◆ **Available data**
%%

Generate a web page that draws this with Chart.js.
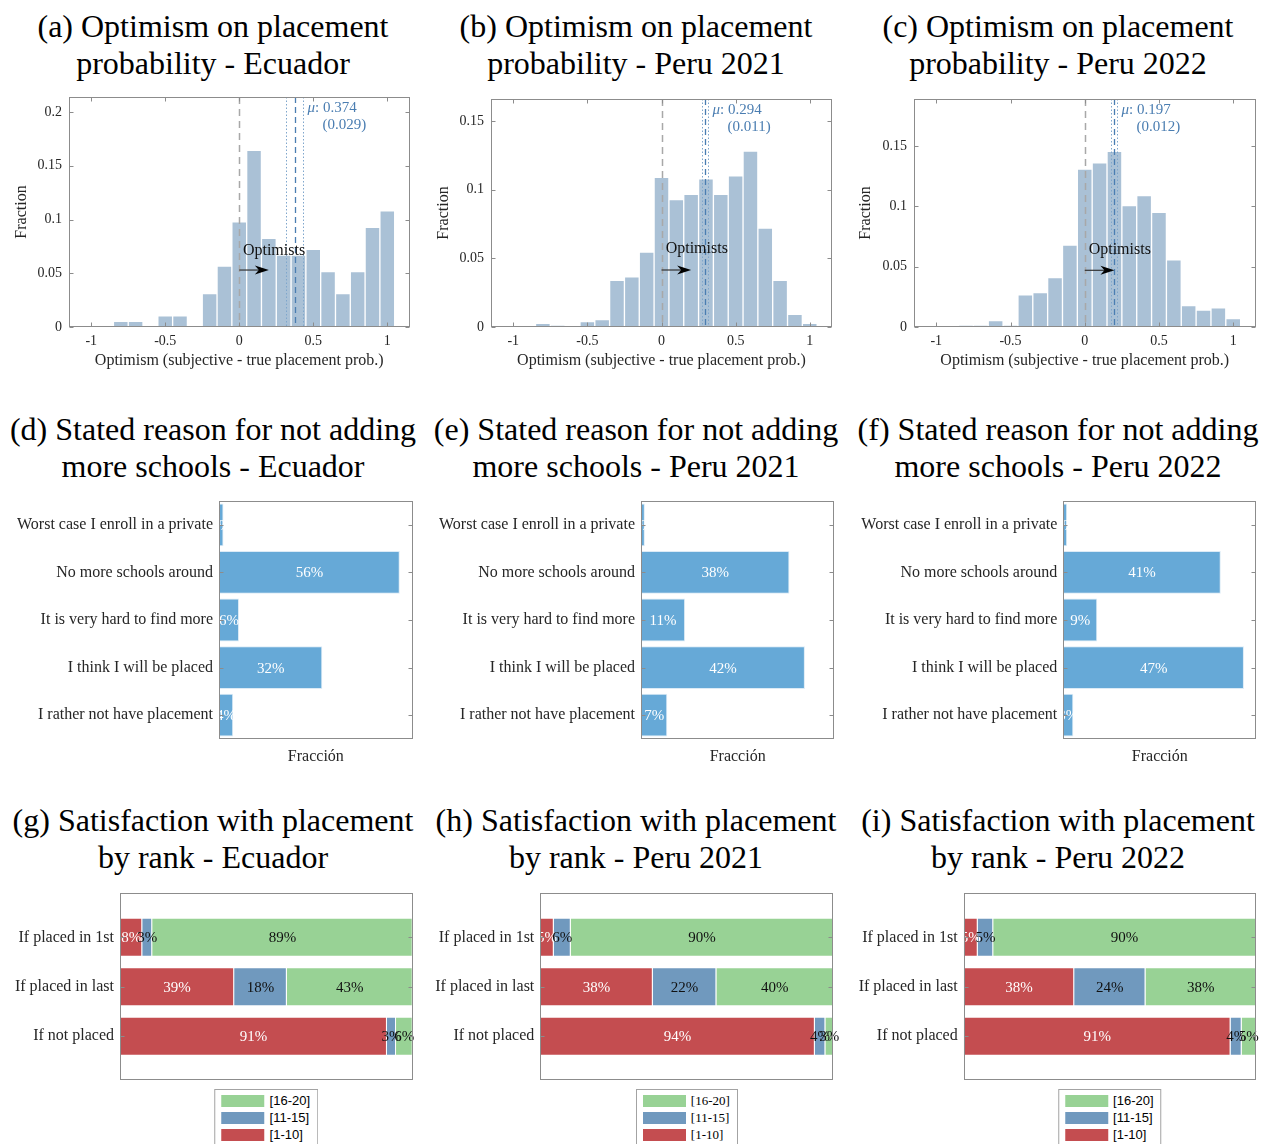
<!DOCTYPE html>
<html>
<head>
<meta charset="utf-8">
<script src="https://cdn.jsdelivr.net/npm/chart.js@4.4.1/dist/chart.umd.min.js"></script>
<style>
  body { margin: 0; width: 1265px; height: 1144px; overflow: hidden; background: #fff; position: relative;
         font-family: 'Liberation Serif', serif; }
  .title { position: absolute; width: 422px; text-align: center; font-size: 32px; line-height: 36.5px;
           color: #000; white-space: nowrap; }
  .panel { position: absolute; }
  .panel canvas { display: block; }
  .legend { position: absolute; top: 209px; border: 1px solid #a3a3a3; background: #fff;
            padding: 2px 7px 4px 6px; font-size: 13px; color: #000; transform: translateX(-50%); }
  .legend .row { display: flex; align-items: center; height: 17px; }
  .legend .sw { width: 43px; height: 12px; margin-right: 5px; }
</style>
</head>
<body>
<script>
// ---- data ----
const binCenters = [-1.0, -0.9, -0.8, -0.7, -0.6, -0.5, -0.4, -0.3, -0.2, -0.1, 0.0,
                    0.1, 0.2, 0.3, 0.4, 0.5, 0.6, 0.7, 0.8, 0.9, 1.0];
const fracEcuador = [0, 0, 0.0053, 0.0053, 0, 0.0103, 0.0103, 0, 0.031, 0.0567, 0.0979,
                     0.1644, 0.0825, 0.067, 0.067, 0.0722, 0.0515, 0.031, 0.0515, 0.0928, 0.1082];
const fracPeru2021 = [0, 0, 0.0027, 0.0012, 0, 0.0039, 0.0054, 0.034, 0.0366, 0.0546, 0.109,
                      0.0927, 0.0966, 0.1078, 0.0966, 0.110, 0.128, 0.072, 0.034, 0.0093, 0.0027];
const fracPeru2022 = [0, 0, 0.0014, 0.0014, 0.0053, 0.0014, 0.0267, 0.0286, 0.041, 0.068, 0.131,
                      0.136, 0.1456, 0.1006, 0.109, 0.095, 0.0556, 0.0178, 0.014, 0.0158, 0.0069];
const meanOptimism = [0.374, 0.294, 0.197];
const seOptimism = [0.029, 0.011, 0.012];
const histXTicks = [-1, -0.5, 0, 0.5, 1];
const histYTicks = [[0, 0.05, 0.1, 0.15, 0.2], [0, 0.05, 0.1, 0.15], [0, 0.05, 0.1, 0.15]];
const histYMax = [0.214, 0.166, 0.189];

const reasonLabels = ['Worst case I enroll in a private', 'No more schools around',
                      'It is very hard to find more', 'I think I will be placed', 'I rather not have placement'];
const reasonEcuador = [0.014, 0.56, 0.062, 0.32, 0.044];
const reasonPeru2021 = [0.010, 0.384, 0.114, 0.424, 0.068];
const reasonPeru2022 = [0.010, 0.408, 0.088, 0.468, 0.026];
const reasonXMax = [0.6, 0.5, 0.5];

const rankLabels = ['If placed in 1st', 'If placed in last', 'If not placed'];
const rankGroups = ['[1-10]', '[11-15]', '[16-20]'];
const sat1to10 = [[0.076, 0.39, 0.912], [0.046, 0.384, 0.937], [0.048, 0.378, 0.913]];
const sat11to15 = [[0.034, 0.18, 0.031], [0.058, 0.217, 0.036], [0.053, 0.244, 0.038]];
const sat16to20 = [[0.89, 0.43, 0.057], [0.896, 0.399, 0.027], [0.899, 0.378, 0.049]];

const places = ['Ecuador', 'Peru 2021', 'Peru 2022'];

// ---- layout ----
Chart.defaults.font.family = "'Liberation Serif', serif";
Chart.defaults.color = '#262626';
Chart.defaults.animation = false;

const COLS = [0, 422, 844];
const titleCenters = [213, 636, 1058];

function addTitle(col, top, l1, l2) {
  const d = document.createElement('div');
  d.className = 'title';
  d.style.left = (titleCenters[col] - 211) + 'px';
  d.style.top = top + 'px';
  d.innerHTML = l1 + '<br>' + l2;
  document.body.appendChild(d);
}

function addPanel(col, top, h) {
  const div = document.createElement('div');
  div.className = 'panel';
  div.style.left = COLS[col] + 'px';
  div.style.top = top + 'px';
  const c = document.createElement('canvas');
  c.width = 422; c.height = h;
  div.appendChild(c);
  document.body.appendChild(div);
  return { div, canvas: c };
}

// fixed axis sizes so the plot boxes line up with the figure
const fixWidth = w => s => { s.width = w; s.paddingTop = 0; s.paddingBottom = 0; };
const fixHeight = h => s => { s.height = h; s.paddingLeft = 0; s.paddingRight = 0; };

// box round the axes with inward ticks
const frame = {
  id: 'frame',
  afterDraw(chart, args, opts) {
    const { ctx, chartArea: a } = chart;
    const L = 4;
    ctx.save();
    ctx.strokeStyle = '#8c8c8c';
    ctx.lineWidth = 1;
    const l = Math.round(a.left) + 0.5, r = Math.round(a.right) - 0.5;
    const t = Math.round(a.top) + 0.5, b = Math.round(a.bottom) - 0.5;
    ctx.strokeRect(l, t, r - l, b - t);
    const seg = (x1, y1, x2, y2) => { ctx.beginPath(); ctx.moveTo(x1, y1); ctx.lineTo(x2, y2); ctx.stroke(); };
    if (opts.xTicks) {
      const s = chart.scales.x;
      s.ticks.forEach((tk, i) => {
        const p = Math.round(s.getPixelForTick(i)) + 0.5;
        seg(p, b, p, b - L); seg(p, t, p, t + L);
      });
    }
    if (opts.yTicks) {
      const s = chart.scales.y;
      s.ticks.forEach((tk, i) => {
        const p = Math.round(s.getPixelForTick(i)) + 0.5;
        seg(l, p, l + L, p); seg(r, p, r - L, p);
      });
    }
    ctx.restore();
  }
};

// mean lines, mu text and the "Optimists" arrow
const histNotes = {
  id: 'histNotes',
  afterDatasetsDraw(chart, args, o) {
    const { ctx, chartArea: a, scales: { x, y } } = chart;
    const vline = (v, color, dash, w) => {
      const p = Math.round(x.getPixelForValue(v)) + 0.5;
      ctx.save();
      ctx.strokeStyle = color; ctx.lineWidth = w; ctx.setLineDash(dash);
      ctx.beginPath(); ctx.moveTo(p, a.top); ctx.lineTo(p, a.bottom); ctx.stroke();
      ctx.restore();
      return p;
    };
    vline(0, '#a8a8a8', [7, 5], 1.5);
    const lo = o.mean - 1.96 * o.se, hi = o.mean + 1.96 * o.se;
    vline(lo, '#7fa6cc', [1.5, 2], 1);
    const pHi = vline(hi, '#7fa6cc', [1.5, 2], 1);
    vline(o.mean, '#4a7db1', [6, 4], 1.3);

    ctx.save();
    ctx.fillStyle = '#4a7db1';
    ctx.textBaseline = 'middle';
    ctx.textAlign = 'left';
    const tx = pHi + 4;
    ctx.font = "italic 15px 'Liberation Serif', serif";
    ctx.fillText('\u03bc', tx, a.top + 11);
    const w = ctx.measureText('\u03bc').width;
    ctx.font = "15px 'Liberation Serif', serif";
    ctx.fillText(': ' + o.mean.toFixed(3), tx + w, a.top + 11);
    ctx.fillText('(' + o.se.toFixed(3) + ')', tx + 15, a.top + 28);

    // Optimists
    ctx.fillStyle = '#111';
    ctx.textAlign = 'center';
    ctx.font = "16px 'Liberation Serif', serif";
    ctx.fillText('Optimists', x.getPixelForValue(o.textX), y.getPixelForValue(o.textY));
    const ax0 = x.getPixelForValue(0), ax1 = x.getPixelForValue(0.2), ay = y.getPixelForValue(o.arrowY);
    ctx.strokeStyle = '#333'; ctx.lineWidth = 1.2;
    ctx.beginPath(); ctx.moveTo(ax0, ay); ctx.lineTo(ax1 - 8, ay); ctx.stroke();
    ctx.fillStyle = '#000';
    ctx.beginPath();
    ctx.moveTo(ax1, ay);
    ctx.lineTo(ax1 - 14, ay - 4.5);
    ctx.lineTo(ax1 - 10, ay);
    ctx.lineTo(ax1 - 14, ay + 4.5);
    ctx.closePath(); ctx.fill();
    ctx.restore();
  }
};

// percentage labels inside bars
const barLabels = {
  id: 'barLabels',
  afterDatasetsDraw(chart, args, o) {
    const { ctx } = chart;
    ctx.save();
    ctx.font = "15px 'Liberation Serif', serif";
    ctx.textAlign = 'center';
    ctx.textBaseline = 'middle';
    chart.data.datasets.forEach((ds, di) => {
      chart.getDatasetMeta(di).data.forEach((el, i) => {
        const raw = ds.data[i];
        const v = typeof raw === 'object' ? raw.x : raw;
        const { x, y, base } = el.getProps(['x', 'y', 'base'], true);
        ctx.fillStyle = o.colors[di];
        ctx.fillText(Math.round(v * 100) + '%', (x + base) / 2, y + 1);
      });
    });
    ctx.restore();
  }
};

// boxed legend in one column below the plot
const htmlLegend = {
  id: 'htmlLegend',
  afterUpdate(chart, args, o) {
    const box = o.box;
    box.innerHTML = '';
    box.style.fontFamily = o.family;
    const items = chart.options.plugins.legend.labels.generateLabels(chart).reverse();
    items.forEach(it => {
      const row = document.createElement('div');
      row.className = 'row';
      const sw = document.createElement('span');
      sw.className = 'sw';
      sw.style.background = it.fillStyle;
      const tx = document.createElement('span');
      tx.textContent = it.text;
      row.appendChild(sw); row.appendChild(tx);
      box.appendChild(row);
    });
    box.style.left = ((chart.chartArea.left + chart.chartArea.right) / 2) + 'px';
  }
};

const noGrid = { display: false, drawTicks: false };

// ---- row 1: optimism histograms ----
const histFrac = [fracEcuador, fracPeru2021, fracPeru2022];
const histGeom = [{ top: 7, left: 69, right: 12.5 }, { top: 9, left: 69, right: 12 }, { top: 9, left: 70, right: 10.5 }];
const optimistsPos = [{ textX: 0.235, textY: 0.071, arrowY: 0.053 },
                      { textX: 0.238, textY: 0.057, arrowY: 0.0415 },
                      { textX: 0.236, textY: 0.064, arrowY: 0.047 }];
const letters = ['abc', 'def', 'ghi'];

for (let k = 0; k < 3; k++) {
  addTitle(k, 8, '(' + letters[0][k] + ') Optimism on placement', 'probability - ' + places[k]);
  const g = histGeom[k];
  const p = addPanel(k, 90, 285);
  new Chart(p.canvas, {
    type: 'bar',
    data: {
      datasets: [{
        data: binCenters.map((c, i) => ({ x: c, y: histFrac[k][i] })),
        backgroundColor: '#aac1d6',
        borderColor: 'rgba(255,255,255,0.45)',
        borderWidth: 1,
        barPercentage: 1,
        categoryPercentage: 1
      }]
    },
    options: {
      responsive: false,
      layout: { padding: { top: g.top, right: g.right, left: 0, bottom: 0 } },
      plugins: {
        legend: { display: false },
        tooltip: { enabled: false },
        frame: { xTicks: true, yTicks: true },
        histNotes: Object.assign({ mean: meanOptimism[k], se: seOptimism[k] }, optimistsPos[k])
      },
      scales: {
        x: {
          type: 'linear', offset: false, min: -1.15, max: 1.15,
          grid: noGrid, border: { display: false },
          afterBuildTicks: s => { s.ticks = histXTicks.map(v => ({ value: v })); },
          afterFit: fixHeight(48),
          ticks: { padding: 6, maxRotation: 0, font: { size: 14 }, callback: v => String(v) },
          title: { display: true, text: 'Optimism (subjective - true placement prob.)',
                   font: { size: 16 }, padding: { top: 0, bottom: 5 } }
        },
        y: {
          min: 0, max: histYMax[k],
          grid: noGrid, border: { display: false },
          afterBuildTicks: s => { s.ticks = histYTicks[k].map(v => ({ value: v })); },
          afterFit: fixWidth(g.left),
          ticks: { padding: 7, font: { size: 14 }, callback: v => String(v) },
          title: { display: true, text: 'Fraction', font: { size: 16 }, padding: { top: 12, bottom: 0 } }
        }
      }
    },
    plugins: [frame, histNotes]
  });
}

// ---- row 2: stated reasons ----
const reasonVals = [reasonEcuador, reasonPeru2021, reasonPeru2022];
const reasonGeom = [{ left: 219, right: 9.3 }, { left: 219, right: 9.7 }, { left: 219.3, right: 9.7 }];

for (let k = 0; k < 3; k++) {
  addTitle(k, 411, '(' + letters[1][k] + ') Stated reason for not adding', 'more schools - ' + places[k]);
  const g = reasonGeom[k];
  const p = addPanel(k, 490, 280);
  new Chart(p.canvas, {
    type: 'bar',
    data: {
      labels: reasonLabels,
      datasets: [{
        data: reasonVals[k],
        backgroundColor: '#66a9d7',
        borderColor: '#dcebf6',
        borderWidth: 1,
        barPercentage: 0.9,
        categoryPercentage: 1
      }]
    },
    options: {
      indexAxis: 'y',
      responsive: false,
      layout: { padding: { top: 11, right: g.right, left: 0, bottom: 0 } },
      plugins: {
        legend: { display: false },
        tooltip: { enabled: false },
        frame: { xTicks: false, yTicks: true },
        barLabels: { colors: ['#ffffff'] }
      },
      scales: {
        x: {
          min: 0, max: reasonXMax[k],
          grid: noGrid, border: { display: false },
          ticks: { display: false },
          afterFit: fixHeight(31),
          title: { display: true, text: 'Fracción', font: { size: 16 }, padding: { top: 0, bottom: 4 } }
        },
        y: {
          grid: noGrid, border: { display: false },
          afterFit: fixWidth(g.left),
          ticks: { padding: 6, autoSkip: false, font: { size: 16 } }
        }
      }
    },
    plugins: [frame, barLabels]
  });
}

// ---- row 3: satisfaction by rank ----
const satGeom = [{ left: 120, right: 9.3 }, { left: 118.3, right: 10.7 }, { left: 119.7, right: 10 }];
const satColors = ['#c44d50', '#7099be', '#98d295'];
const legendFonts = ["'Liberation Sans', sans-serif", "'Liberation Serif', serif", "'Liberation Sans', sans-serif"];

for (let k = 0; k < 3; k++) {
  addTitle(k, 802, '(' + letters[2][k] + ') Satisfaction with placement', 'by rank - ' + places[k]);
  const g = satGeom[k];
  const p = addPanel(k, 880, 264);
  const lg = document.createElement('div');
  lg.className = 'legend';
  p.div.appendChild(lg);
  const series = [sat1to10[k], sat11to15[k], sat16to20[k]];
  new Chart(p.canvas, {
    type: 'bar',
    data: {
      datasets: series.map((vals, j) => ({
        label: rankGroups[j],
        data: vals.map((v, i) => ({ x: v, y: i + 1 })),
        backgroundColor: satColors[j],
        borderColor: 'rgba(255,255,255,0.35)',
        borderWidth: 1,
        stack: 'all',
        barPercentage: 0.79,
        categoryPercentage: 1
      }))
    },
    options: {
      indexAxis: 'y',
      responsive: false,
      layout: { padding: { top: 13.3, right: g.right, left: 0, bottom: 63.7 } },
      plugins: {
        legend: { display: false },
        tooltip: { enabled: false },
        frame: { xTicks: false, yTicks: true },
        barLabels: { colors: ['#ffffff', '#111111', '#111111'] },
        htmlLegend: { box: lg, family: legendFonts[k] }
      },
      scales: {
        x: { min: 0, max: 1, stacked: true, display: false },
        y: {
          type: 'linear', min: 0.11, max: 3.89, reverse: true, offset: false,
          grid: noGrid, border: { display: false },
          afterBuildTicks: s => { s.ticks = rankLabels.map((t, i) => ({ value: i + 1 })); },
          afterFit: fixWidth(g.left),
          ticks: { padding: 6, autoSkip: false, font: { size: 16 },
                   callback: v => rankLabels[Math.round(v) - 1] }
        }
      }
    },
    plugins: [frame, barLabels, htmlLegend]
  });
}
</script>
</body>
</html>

%%

◆ **Given instruction**
Search the listing above for the string "with". Copy every line that contains it.

◆ **Complete response**
Generate a web page that draws this with Chart.js.
// fixed axis sizes so the plot boxes line up with the figure
// box round the axes with inward ticks
  addTitle(k, 802, '(' + letters[2][k] + ') Satisfaction with placement', 'by rank - ' + places[k]);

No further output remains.